Lesson Two
Lesson Two
COMPOSITION
Don't make dull, static compositions! WHAT MAKES A COMPOSITION DULL? When you make all objects about the same size or you place them where they divide your picture in half. When you have too many straight lines, and when you make everything in the picture the same tone value, you have dull compositions. YOU WANT DYNAMIC MOVEMENT in your pictures. You want lines, shapes, spaces and tones to have movement. By movement I DON'T MEAN MOTION such as the speed lines of a fellow in a comic strip getting hurled through space. I mean the kind of movement you experience by seeing that forms, lines, and tones have different sizes, different shapes and different values. I mean variety. A picture should have dynamic movement in order to appeal to your artistic sense.

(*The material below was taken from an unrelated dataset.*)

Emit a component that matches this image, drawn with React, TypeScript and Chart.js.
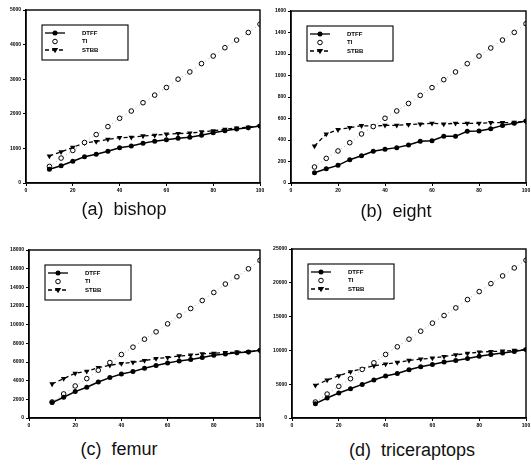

Perspective baffles most people. The fact is that we can't see things as they really are. For example, we know that the edges of a road are parallel and that they don't come together in the distance, but if we look down a long avenue lined with trees of equal size that stretch far away from you, they seem to coverage at a vanishing point. The real reason is that the back of your eye is a screen like the film in your camera, and it makes close images look large and distant images look small. So if you are going to draw a convincing picture as they eye sees it, you must duplicate its impression by making everything in the distance get very small and the objects up close must fill the width of the screen. If you are looking at the flat end surface of a cube, you see only one vanishing point.
PERSPECTIVE
If the corner edge of a cube is closest to you, then you can see both flat planes and they must each have a vanishing point far off beyond both sides of your vision.
When you look along a curved road, there are actually hundreds of vanishing points because each change of degree in the curve has its own perspective.
The only thing they have in common is that they are all on the same eye level lines.